Your goal
Restate, exactly and only, the lines from the first through the line containing "(0,0) rectangle (1132,854);".

Given material

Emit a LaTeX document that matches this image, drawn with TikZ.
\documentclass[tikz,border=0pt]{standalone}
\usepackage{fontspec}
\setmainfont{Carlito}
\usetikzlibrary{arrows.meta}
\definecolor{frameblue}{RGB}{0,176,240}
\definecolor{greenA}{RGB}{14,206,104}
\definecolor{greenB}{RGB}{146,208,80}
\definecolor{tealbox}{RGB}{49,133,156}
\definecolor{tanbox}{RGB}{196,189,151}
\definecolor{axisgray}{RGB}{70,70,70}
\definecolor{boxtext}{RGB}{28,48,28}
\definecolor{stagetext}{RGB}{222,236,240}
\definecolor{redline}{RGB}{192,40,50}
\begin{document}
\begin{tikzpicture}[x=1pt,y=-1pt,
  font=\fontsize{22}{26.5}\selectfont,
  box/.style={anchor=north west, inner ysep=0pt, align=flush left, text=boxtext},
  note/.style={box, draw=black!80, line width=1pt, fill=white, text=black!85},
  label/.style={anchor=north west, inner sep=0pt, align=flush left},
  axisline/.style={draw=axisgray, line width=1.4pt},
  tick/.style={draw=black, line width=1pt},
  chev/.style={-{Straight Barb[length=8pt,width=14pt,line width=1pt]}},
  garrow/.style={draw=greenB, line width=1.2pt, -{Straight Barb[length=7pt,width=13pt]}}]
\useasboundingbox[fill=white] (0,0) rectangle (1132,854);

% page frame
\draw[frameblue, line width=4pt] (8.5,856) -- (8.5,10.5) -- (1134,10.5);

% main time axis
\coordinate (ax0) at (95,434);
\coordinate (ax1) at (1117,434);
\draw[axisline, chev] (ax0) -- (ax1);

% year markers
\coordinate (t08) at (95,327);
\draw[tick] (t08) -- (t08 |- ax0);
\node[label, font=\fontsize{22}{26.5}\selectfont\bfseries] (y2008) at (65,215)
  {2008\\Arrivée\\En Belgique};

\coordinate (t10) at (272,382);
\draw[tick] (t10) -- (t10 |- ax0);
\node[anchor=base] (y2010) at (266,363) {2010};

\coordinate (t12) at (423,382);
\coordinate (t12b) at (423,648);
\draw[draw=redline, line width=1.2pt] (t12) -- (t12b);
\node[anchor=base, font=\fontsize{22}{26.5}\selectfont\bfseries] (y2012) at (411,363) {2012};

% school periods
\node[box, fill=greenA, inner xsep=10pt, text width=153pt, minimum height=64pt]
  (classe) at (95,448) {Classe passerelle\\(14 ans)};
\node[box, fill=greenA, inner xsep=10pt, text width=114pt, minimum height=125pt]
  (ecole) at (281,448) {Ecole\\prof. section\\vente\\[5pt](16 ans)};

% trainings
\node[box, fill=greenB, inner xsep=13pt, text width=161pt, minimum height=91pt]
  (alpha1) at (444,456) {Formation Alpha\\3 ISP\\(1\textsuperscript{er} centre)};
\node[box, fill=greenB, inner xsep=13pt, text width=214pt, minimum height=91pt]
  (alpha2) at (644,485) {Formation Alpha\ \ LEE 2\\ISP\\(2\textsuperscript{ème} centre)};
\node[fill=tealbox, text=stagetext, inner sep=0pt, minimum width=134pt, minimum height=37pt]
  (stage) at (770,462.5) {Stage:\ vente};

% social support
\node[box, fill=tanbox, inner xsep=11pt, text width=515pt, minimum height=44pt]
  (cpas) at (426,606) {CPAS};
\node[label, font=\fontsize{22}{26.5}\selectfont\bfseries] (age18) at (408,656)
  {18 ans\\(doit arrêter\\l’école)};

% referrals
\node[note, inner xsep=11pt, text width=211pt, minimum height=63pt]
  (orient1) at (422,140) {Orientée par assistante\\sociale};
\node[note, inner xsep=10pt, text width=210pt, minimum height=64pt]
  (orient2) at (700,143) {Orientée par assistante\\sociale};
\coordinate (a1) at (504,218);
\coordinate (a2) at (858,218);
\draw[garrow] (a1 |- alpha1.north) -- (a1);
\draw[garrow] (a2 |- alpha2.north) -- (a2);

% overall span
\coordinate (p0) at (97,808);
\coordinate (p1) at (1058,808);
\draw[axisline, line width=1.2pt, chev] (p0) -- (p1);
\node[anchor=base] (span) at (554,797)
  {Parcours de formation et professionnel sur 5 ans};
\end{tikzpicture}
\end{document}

Answer to the problem
Emit a LaTeX document that matches this image, drawn with TikZ.
\documentclass[tikz,border=0pt]{standalone}
\usepackage{fontspec}
\setmainfont{Carlito}
\usetikzlibrary{arrows.meta}
\definecolor{frameblue}{RGB}{0,176,240}
\definecolor{greenA}{RGB}{14,206,104}
\definecolor{greenB}{RGB}{146,208,80}
\definecolor{tealbox}{RGB}{49,133,156}
\definecolor{tanbox}{RGB}{196,189,151}
\definecolor{axisgray}{RGB}{70,70,70}
\definecolor{boxtext}{RGB}{28,48,28}
\definecolor{stagetext}{RGB}{222,236,240}
\definecolor{redline}{RGB}{192,40,50}
\begin{document}
\begin{tikzpicture}[x=1pt,y=-1pt,
  font=\fontsize{22}{26.5}\selectfont,
  box/.style={anchor=north west, inner ysep=0pt, align=flush left, text=boxtext},
  note/.style={box, draw=black!80, line width=1pt, fill=white, text=black!85},
  label/.style={anchor=north west, inner sep=0pt, align=flush left},
  axisline/.style={draw=axisgray, line width=1.4pt},
  tick/.style={draw=black, line width=1pt},
  chev/.style={-{Straight Barb[length=8pt,width=14pt,line width=1pt]}},
  garrow/.style={draw=greenB, line width=1.2pt, -{Straight Barb[length=7pt,width=13pt]}}]
\useasboundingbox[fill=white] (0,0) rectangle (1132,854);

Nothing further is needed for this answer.